29 agosto 2017

Duas Últimas

Se a chuva ocasional de ontem, forte e intensa, foi para uns momento de neurastenia, a mim-me deixou prenúncios benfazejos, ainda que prematuros, de Outono.  De janela aberta, a meio da manhã, cheirei o cheiro da terra molhada e imaginei, ingenuamente, o mercúrio do termómetro a descer, os dias a encurtar, a necessidade de resguardo. Sei que será chuva de pouca dura, que Setembro pode ser um bom mês para quem ainda ambiciona praia e dias ao sol.
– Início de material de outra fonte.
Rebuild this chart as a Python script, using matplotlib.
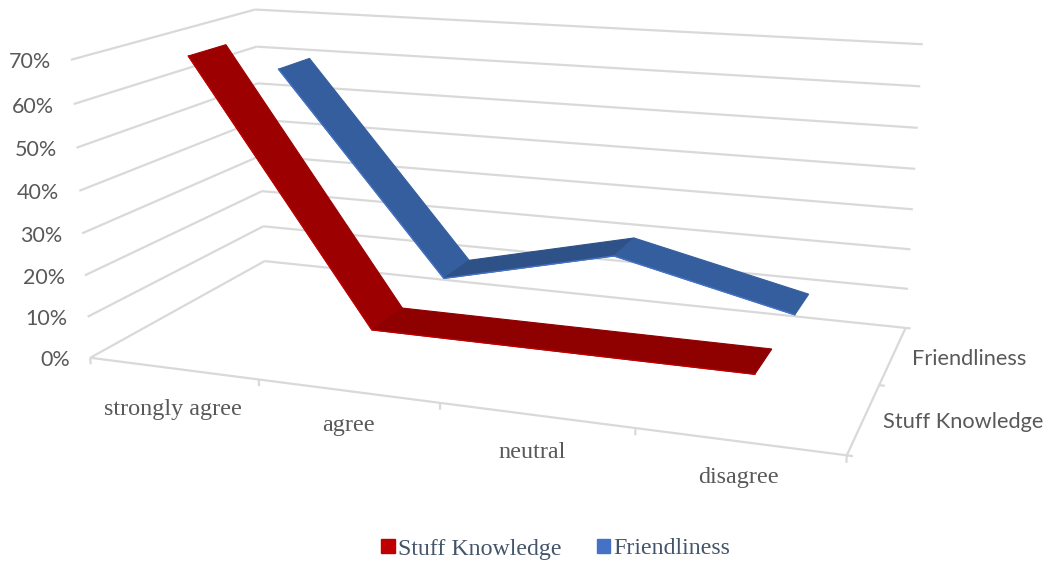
import numpy as np
import matplotlib
matplotlib.use('Agg')
import matplotlib.pyplot as plt
from matplotlib.patches import Patch

categories = ['strongly agree', 'agree', 'neutral', 'disagree']
series_names = ['Stuff Knowledge', 'Friendliness']
stuff_values = [0.70, 0.10, 0.10, 0.10]
friend_values = [0.60, 0.10, 0.20, 0.10]
value_ticks = [0, 0.1, 0.2, 0.3, 0.4, 0.5, 0.6, 0.7]
value_labels = ['0%', '10%', '20%', '30%', '40%', '50%', '60%', '70%']

W, H = 1049, 567
GRID = '#d9d9d9'
VMAX = 0.7

# where the box edges sit on the canvas, from 0% up to 70%
front_left = [(91, 357), (87, 317), (85, 276), (82, 233), (79, 191), (76.5, 148), (73.5, 104), (71, 60)]
back_left = [(264, 261), (263, 226), (262, 191), (261, 156), (260, 120.5), (258, 83), (257, 46), (255, 9.5)]
back_right = [(905.5, 328), (908, 289), (910.5, 250), (913, 209), (915, 169), (918, 128), (920, 86), (922.7, 44)]
front_right_floor = (847, 455)


# perspective camera for the 3D box, least squares on the corners above
def fit_camera():
    pts, px = [], []
    for k in range(8):
        z = k / 7
        pts += [(0, 0, z), (0, 1, z), (1, 1, z)]
        px += [front_left[k], back_left[k], back_right[k]]
    pts.append((1, 0, 0))
    px.append(front_right_floor)
    pts = np.array(pts, float)
    px = np.array(px, float) / 1000
    weights = np.ones(len(pts))
    for _ in range(10):
        rows = []
        for (x, y, z), (u, v), w in zip(pts, px, weights):
            rows.append(np.array([x, y, z, 1, 0, 0, 0, 0, -u * x, -u * y, -u * z, -u]) * w)
            rows.append(np.array([0, 0, 0, 0, x, y, z, 1, -v * x, -v * y, -v * z, -v]) * w)
        m = np.linalg.svd(np.array(rows))[2][-1].reshape(3, 4)
        weights = 1 / np.abs(m[2] @ np.c_[pts, np.ones(len(pts))].T)
    m[:2] *= 1000
    return m


CAM = fit_camera()


def project(x, y, value):
    p = CAM @ np.array([x, y, value / VMAX, 1.0])
    return p[0] / p[2], p[1] / p[2]


fig = plt.figure(figsize=(W / 100, H / 100), dpi=100)
ax = fig.add_axes([0, 0, 1, 1])
ax.set_xlim(0, W)
ax.set_ylim(H, 0)
ax.axis('off')


def line3d(a, b):
    pa, pb = project(*a), project(*b)
    ax.plot([pa[0], pb[0]], [pa[1], pb[1]], color=GRID, lw=1.6, solid_capstyle='butt', zorder=1)


# gridlines on the two walls
for v, lab in zip(value_ticks, value_labels):
    line3d((0, 0, v), (0, 1, v))
    line3d((0, 1, v), (1, 1, v))
    px, py = project(0, 0, v)
    ax.text(px - 20, py + 2.5, lab, ha='right', va='center', fontsize=15.5, family='Lato', color='#595959')

# floor edges and ticks
line3d((0, 0, 0), (1, 0, 0))
line3d((1, 0, 0), (1, 1, 0))
for i in range(5):
    line3d((i / 4, 0, 0), (i / 4, 0, -0.016))
for d in (0, 0.5, 1):
    line3d((1, d, 0), (1.007, d, 0))


def ribbon(values, centre, shades, edge, z):
    half = 0.1
    xs = [(i + 0.5) / 4 for i in range(len(values))]
    for i in range(len(values) - 1):
        poly = [project(xs[i], centre - half, values[i]),
                project(xs[i + 1], centre - half, values[i + 1]),
                project(xs[i + 1], centre + half, values[i + 1]),
                project(xs[i], centre + half, values[i])]
        ax.fill(*zip(*poly), color=shades[i], lw=0.8, zorder=z)
    front = [project(x, centre - half, v) for x, v in zip(xs, values)]
    ax.plot(*zip(*front), color=edge, lw=1.0, solid_joinstyle='miter', zorder=z)


ribbon(friend_values, 0.755, ['#355e9f', '#2e5187', '#355e9f'], '#4472c4', 3)
ribbon(stuff_values, 0.255, ['#9c0000', '#8f0000', '#8f0000'], '#c00000', 4)

# category and series labels
cat_pos = [(173, 409), (348, 426), (532, 452), (738, 478)]
for name, (x, y) in zip(categories, cat_pos):
    ax.text(x, y, name, ha='center', va='center', fontsize=17.4, family='Liberation Serif', color='#595959')
ax.text(912, 359, 'Friendliness', ha='left', va='center', fontsize=15.7, family='Lato', color='#595959')
ax.text(883, 422, 'Stuff Knowledge', ha='left', va='center', fontsize=15.7, family='Lato', color='#595959')

handles = [Patch(color='#c00000'), Patch(color='#4472c4')]
ax.legend(handles, series_names, ncol=2, frameon=False, loc='center', bbox_to_anchor=(556 / W, 1 - 549 / H),
          prop={'family': 'Liberation Serif', 'size': 17.2}, labelcolor='#44546a',
          handlelength=0.55, handleheight=0.55, handletextpad=0.15, columnspacing=1.48, borderpad=0)

fig.savefig('out.png', dpi=100)
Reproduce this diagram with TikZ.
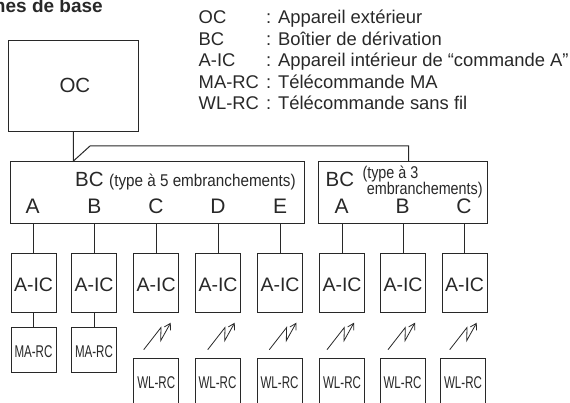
\documentclass[tikz,border=0pt]{standalone}
\usepackage{fontspec}
\setmainfont{Liberation Sans}
\usetikzlibrary{arrows.meta,positioning,calc}
\definecolor{ink}{RGB}{40,40,40}
\newcommand{\fsz}[1]{\fontsize{#1}{#1}\selectfont}
\newcommand{\tight}[2]{\scalebox{#1}[1]{#2}}
\tikzset{
  box/.style={draw=ink,line width=1pt,inner sep=0pt,text=ink},
  icbox/.style={box,minimum width=45pt,minimum height=59.5pt,font=\fsz{19.5},text height=17.4pt,text depth=0pt},
  rcbox/.style={box,minimum width=45pt,minimum height=45pt,font=\fsz{17},text height=15pt,text depth=0pt},
  port/.style={inner sep=0pt,text=ink,font=\fsz{21},anchor=base},
  legend/.style={inner sep=0pt,text=ink,font=\fsz{18.4},anchor=base west},
  note/.style={inner sep=0pt,text=ink,font=\fsz{17},anchor=base west},
  lnk/.style={draw=ink,line width=1pt},
  radio/.style={draw=ink,line width=.8pt,-{Straight Barb[length=6pt,width=7pt]}},
}
% one wireless link, starts at a named coordinate
\newcommand{\zap}[1]{\draw[radio] (#1) -- ++(17.3,-22.2) -- ++(-.3,13.2) -- ++(10,-18);}
\begin{document}
\begin{tikzpicture}[x=1pt,y=-1pt]
\clip (0,0) rectangle (570,403);
% title and legend
\node[inner sep=0pt,text=ink,anchor=base east,font=\fsz{19}\bfseries] (title) at (103,12.3) {mes de base};
\node[legend] (l1) at (198.5,24) {OC};
\node[legend] (l2) at (198.5,45.5) {BC};
\node[legend] (l3) at (198.5,66.8) {A-IC};
\node[legend] (l4) at (198.5,88.3) {MA-RC};
\node[legend] (l5) at (198.5,110) {WL-RC};
\node[legend] (t1) at (266,24) {: Appareil extérieur};
\node[legend] (t2) at (266,45.5) {: Boîtier de dérivation};
\node[legend] (t3) at (266,66.8) {: Appareil intérieur de “commande A”};
\node[legend] (t4) at (266,88.3) {: Télécommande MA};
\node[legend] (t5) at (266,110) {: Télécommande sans fil};
% outdoor unit and branch boxes
\node[box,minimum width=130pt,minimum height=91.5pt,font=\fsz{20.5}] (oc) at (73.4,85.9) {\hspace{3pt}OC};
\node[box,minimum width=294pt,minimum height=61.5pt] (bcf) at (157,192.3) {};
\node[box,minimum width=169pt,minimum height=61.5pt] (bct) at (403,192.3) {};
\node[port,anchor=base west,font=\fsz{20.5}] (bcfa) at (75,186.5) {BC};
\node[note] (bcfb) at (109,186.5) {\tight{.897}{(type à 5 embranchements)}};
\node[port,anchor=base west,font=\fsz{20.5}] (bcta) at (325.5,186.5) {BC};
\node[note] (bctb) at (362.3,179) {\tight{.845}{(type à 3}};
\node[note] (bctc) at (366.7,194.5) {\tight{.845}{embranchements)}};
% ports
\node[port] (pa) at (32.7,213.3) {A};
\node[port] (pb) at (94.3,213.3) {B};
\node[port] (pc) at (156,213.3) {C};
\node[port] (pd) at (218,213.3) {D};
\node[port] (pe) at (280,213.3) {E};
\node[port] (qa) at (341.7,213.3) {A};
\node[port] (qb) at (402.5,213.3) {B};
\node[port] (qc) at (464,213.3) {C};
% indoor units
\node[icbox] (ica) at (33.5,283) {A-IC};
\node[icbox] (icb) at (94,283) {A-IC};
\node[icbox] (icc) at (156.2,283) {A-IC};
\node[icbox] (icd) at (218,283) {A-IC};
\node[icbox] (ice) at (280,283) {A-IC};
\node[icbox] (icf) at (342,283) {A-IC};
\node[icbox] (icg) at (403,283) {A-IC};
\node[icbox] (ich) at (464.5,283) {A-IC};
% remote controllers
\node[rcbox] (ma) at (33.5,349.8) {\tight{.68}{MA-RC}};
\node[rcbox] (mb) at (94,349.8) {\tight{.68}{MA-RC}};
\node[rcbox,anchor=north] (wc) at (156.2,358.3) {\tight{.68}{WL-RC}};
\node[rcbox,anchor=north] (wd) at (217.5,358.3) {\tight{.68}{WL-RC}};
\node[rcbox,anchor=north] (we) at (279.5,358.3) {\tight{.68}{WL-RC}};
\node[rcbox,anchor=north] (wf) at (342,358.3) {\tight{.68}{WL-RC}};
\node[rcbox,anchor=north] (wg) at (402.5,358.3) {\tight{.68}{WL-RC}};
\node[rcbox,anchor=north] (wh) at (463,358.3) {\tight{.68}{WL-RC}};
% wiring
\coordinate (feed) at (oc.south |- bcf.north);
\coordinate (bend) at (90,146);
\coordinate (drop) at (408.7,146);
\draw[lnk] (oc.south) -- (feed) -- (bend) -- (drop) -- (drop |- bct.north);
\draw[lnk] (ica.north |- bcf.south) -- (ica.north);
\draw[lnk] (icb.north |- bcf.south) -- (icb.north);
\draw[lnk] (icc.north |- bcf.south) -- (icc.north);
\draw[lnk] (icd.north |- bcf.south) -- (icd.north);
\draw[lnk] (ice.north |- bcf.south) -- (ice.north);
\draw[lnk] (icf.north |- bct.south) -- (icf.north);
\draw[lnk] (icg.north |- bct.south) -- (icg.north);
\draw[lnk] (ich.north |- bct.south) -- (ich.north);
\draw[lnk] (ica.south) -- (ma.north);
\draw[lnk] (icb.south) -- (mb.north);
% wireless links
\coordinate (za) at (143.7,349.7);
\coordinate (zb) at (207.7,349.7);
\coordinate (zc) at (269.3,349.7);
\coordinate (zd) at (327,349.7);
\coordinate (ze) at (388,349.7);
\coordinate (zf) at (449.7,349.7);
\zap{za}
\zap{zb}
\zap{zc}
\zap{zd}
\zap{ze}
\zap{zf}
\end{tikzpicture}
\end{document}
Ontem, numa conversa breve, uma amiga dizia-me que gostava do Outono porque os dias curtos demoravam menos tempo a passar. São motivos diferentes os que me levam a apreciar esta época do ano: o Outono, tal como a música mais triste (e já aqui falei sobre isto) é centrípeto, convida ao recolhimento, à interiorização das ideias, à descoberta do sentido das coisas, à protecção que se encontra em locais familiares. Talvez, num certo sentido, seja uma estação do ano mais segura (importante?), porque mais propícia a decisões sérias. Para quem faz do regresso a casa um tema fulcral nas suas deambulações metafísicas, o Outono tem de ser uma presença - talvez mesmo uma dominância. 

Deixo-vos com um conjunto bonito de aspectos estéticos: Monserrate, a viola de Pedro Jóia, a voz de Ricardo Ribeiro e, não menos importante, uns belíssimos versos de Pedro Homem de Mello. 

Tudo o que tenho, e nada tenho, é teu.

JdB  




Entrega

Descalço venho dos confins da infância
Que a minha infância ainda não morreu.
Atrás de mim em face ainda há distância
Menino Deus, Jesus da minha infância,
Tudo o que tenho, e nada tenho, é teu

Venho da estranha noite dos poetas,
Noite em que o mundo nunca me entendeu
Vê trago as mãos vazias dos poetas.
Menino Deus, amigo dos poetas,
Tudo o que tenho, e nada tenho, é teu

Feriu-me um dardo, ensanguentei as ruas
Onde o demónio em vão me apareceu.
Porque as estrelas todas eram suas
Menino irmão dos que erram pelas ruas
Tudo o que tenho, e nada tenho, é teu

Quem te ignorar ignora os que são tristes
Ó meu irmão Jesus, triste como eu
Ó meu irmão, menino de olhos tristes,
Nada mais tenho além dos olhos tristes
Tudo o que tenho, e nada tenho, é teu!